Input material -

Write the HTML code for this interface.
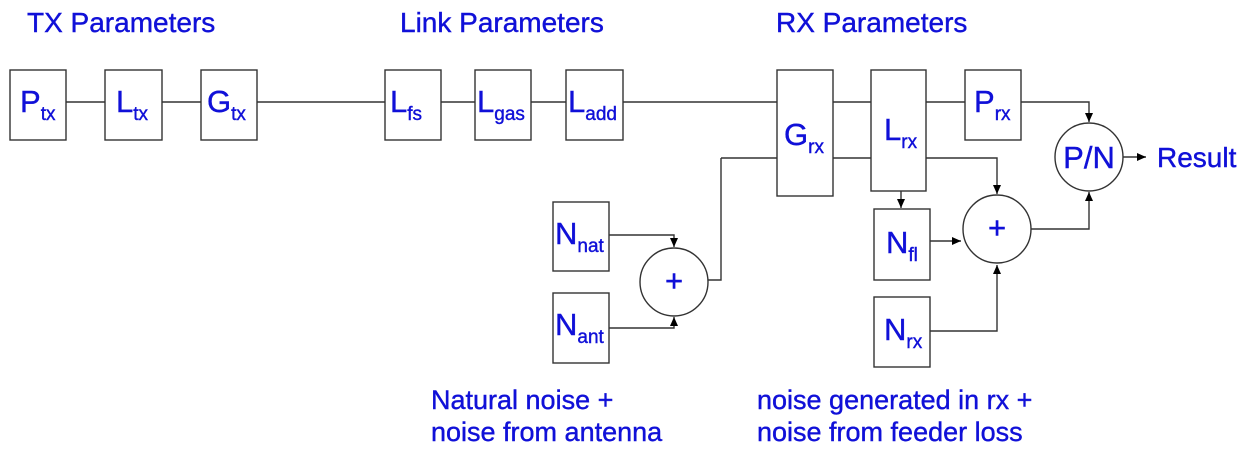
<!DOCTYPE html>
<html><head><meta charset="utf-8"><style>
html,body{margin:0;padding:0;background:#fff;}
svg{display:block;}
text{font-family:"Liberation Sans",Arial,sans-serif;fill:#1010d8;stroke:#1010d8;stroke-width:0.4;}
.t{font-size:28px;}
.b{font-size:27px;}
.m{font-size:31px;}
.s{font-size:19px;}
</style></head><body>
<svg width="1257" height="458" viewBox="0 0 1257 458" xmlns="http://www.w3.org/2000/svg">
<defs>
<marker id="a" markerWidth="10" markerHeight="10" refX="9" refY="5" orient="auto" markerUnits="userSpaceOnUse">
<path d="M0,1 L9,5 L0,9 Z" fill="#000"/></marker>
</defs>
<g stroke="#333" stroke-width="1.4" fill="none">
<line x1="66" y1="102" x2="777" y2="102"/>
<line x1="833" y1="102" x2="965" y2="102"/>
<polyline points="1021,102 1089,102 1089,122" marker-end="url(#a)"/>
<line x1="721" y1="158" x2="871" y2="158"/>
<polyline points="926,158 997,158 997,194" marker-end="url(#a)"/>
<polyline points="609,235 674,235 674,247" marker-end="url(#a)"/>
<polyline points="609,328 674,328 674,317" marker-end="url(#a)"/>
<polyline points="708,280 721,280 721,158"/>
<line x1="901" y1="191" x2="901" y2="208" marker-end="url(#a)"/>
<line x1="930" y1="241" x2="961" y2="241" marker-end="url(#a)"/>
<polyline points="930,331 997,331 997,265" marker-end="url(#a)"/>
<polyline points="1031,229 1089,229 1089,192" marker-end="url(#a)"/>
<line x1="1123" y1="157" x2="1146" y2="157" marker-end="url(#a)"/>
</g>
<g stroke="#333" stroke-width="1.4" fill="#fff">
<rect x="10" y="70" width="56" height="70"/>
<rect x="105" y="70" width="57" height="70"/>
<rect x="201" y="70" width="56" height="70"/>
<rect x="385" y="70" width="56" height="70"/>
<rect x="475" y="70" width="56" height="70"/>
<rect x="566" y="70" width="57" height="70"/>
<rect x="777" y="70" width="56" height="126"/>
<rect x="871" y="70" width="55" height="121"/>
<rect x="965" y="70" width="56" height="70"/>
<rect x="553" y="202" width="56" height="69"/>
<rect x="553" y="293" width="56" height="70"/>
<rect x="874" y="209" width="56" height="71"/>
<rect x="874" y="297" width="56" height="70"/>
<circle cx="674" cy="282" r="34"/>
<circle cx="997" cy="229" r="34"/>
<circle cx="1089" cy="157" r="34"/>
</g>
<text class="t" x="27" y="32">TX Parameters</text>
<text class="t" x="400" y="32">Link Parameters</text>
<text class="t" x="776" y="32">RX Parameters</text>
<text x="20" y="112"><tspan class="m">P</tspan><tspan class="s" dy="8">tx</tspan></text>
<text x="116" y="112"><tspan class="m">L</tspan><tspan class="s" dy="8">tx</tspan></text>
<text x="207" y="112"><tspan class="m">G</tspan><tspan class="s" dy="8">tx</tspan></text>
<text x="390" y="112"><tspan class="m">L</tspan><tspan class="s" dy="8">fs</tspan></text>
<text x="477" y="112"><tspan class="m">L</tspan><tspan class="s" dy="8">gas</tspan></text>
<text x="568" y="112"><tspan class="m">L</tspan><tspan class="s" dy="8">add</tspan></text>
<text x="784" y="145"><tspan class="m">G</tspan><tspan class="s" dy="8">rx</tspan></text>
<text x="884" y="140"><tspan class="m">L</tspan><tspan class="s" dy="8">rx</tspan></text>
<text x="974" y="112"><tspan class="m">P</tspan><tspan class="s" dy="8">rx</tspan></text>
<text x="555" y="244"><tspan class="m">N</tspan><tspan class="s" dy="8">nat</tspan></text>
<text x="555" y="335"><tspan class="m">N</tspan><tspan class="s" dy="8">ant</tspan></text>
<text x="886" y="253"><tspan class="m">N</tspan><tspan class="s" dy="8">fl</tspan></text>
<text x="884" y="340"><tspan class="m">N</tspan><tspan class="s" dy="8">rx</tspan></text>
<text class="m" x="674" y="291" text-anchor="middle">+</text>
<text class="m" x="997" y="238" text-anchor="middle">+</text>
<text class="m" x="1089" y="168" text-anchor="middle">P/N</text>
<text class="t" x="1157" y="167">Result</text>
<text class="b" x="431" y="409">Natural noise +</text>
<text class="b" x="431" y="441">noise from antenna</text>
<text class="b" x="757" y="409">noise generated in rx +</text>
<text class="b" x="757" y="441">noise from feeder loss</text>
</svg>
</body></html>
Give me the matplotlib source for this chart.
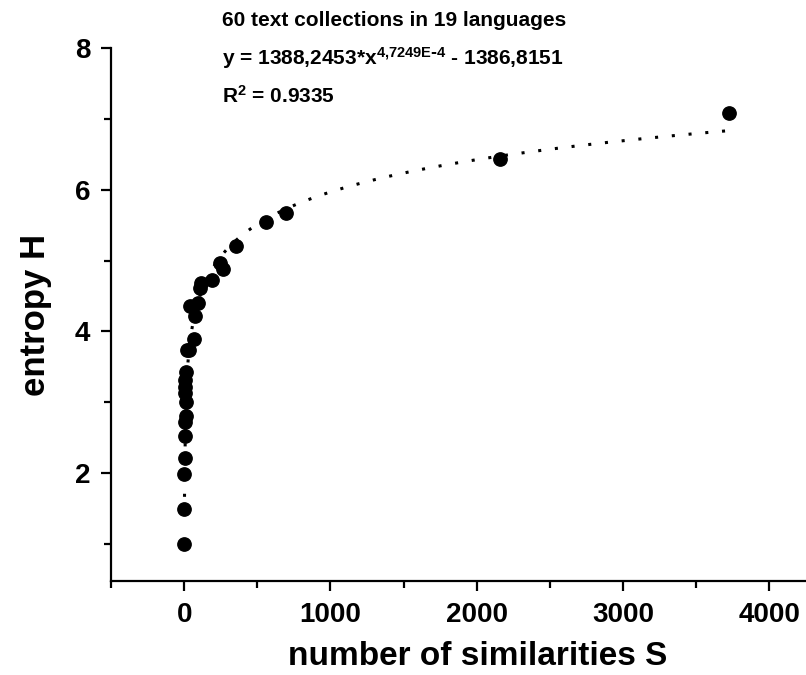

Exercise goal - Using the material above, set down every line exactly, but skip the pictures.

Completed task -
Write the HTML code for this interface.
<!DOCTYPE html>
<html><head><meta charset="utf-8"><style>
html,body{margin:0;padding:0;background:#fff;}
svg{display:block;}
text{font-family:"Liberation Sans",Arial,sans-serif;fill:#1010d8;stroke:#1010d8;stroke-width:0.4;}
.t{font-size:28px;}
.b{font-size:27px;}
.m{font-size:31px;}
.s{font-size:19px;}
</style></head><body>
<svg width="1257" height="458" viewBox="0 0 1257 458" xmlns="http://www.w3.org/2000/svg">
<defs>
<marker id="a" markerWidth="10" markerHeight="10" refX="9" refY="5" orient="auto" markerUnits="userSpaceOnUse">
<path d="M0,1 L9,5 L0,9 Z" fill="#000"/></marker>
</defs>
<g stroke="#333" stroke-width="1.4" fill="none">
<line x1="66" y1="102" x2="777" y2="102"/>
<line x1="833" y1="102" x2="965" y2="102"/>
<polyline points="1021,102 1089,102 1089,122" marker-end="url(#a)"/>
<line x1="721" y1="158" x2="871" y2="158"/>
<polyline points="926,158 997,158 997,194" marker-end="url(#a)"/>
<polyline points="609,235 674,235 674,247" marker-end="url(#a)"/>
<polyline points="609,328 674,328 674,317" marker-end="url(#a)"/>
<polyline points="708,280 721,280 721,158"/>
<line x1="901" y1="191" x2="901" y2="208" marker-end="url(#a)"/>
<line x1="930" y1="241" x2="961" y2="241" marker-end="url(#a)"/>
<polyline points="930,331 997,331 997,265" marker-end="url(#a)"/>
<polyline points="1031,229 1089,229 1089,192" marker-end="url(#a)"/>
<line x1="1123" y1="157" x2="1146" y2="157" marker-end="url(#a)"/>
</g>
<g stroke="#333" stroke-width="1.4" fill="#fff">
<rect x="10" y="70" width="56" height="70"/>
<rect x="105" y="70" width="57" height="70"/>
<rect x="201" y="70" width="56" height="70"/>
<rect x="385" y="70" width="56" height="70"/>
<rect x="475" y="70" width="56" height="70"/>
<rect x="566" y="70" width="57" height="70"/>
<rect x="777" y="70" width="56" height="126"/>
<rect x="871" y="70" width="55" height="121"/>
<rect x="965" y="70" width="56" height="70"/>
<rect x="553" y="202" width="56" height="69"/>
<rect x="553" y="293" width="56" height="70"/>
<rect x="874" y="209" width="56" height="71"/>
<rect x="874" y="297" width="56" height="70"/>
<circle cx="674" cy="282" r="34"/>
<circle cx="997" cy="229" r="34"/>
<circle cx="1089" cy="157" r="34"/>
</g>
<text class="t" x="27" y="32">TX Parameters</text>
<text class="t" x="400" y="32">Link Parameters</text>
<text class="t" x="776" y="32">RX Parameters</text>
<text x="20" y="112"><tspan class="m">P</tspan><tspan class="s" dy="8">tx</tspan></text>
<text x="116" y="112"><tspan class="m">L</tspan><tspan class="s" dy="8">tx</tspan></text>
<text x="207" y="112"><tspan class="m">G</tspan><tspan class="s" dy="8">tx</tspan></text>
<text x="390" y="112"><tspan class="m">L</tspan><tspan class="s" dy="8">fs</tspan></text>
<text x="477" y="112"><tspan class="m">L</tspan><tspan class="s" dy="8">gas</tspan></text>
<text x="568" y="112"><tspan class="m">L</tspan><tspan class="s" dy="8">add</tspan></text>
<text x="784" y="145"><tspan class="m">G</tspan><tspan class="s" dy="8">rx</tspan></text>
<text x="884" y="140"><tspan class="m">L</tspan><tspan class="s" dy="8">rx</tspan></text>
<text x="974" y="112"><tspan class="m">P</tspan><tspan class="s" dy="8">rx</tspan></text>
<text x="555" y="244"><tspan class="m">N</tspan><tspan class="s" dy="8">nat</tspan></text>
<text x="555" y="335"><tspan class="m">N</tspan><tspan class="s" dy="8">ant</tspan></text>
<text x="886" y="253"><tspan class="m">N</tspan><tspan class="s" dy="8">fl</tspan></text>
<text x="884" y="340"><tspan class="m">N</tspan><tspan class="s" dy="8">rx</tspan></text>
<text class="m" x="674" y="291" text-anchor="middle">+</text>
<text class="m" x="997" y="238" text-anchor="middle">+</text>
<text class="m" x="1089" y="168" text-anchor="middle">P/N</text>
<text class="t" x="1157" y="167">Result</text>
<text class="b" x="431" y="409">Natural noise +</text>
<text class="b" x="431" y="441">noise from antenna</text>
<text class="b" x="757" y="409">noise generated in rx +</text>
<text class="b" x="757" y="441">noise from feeder loss</text>
</svg>
</body></html>
Give me the matplotlib source for this chart.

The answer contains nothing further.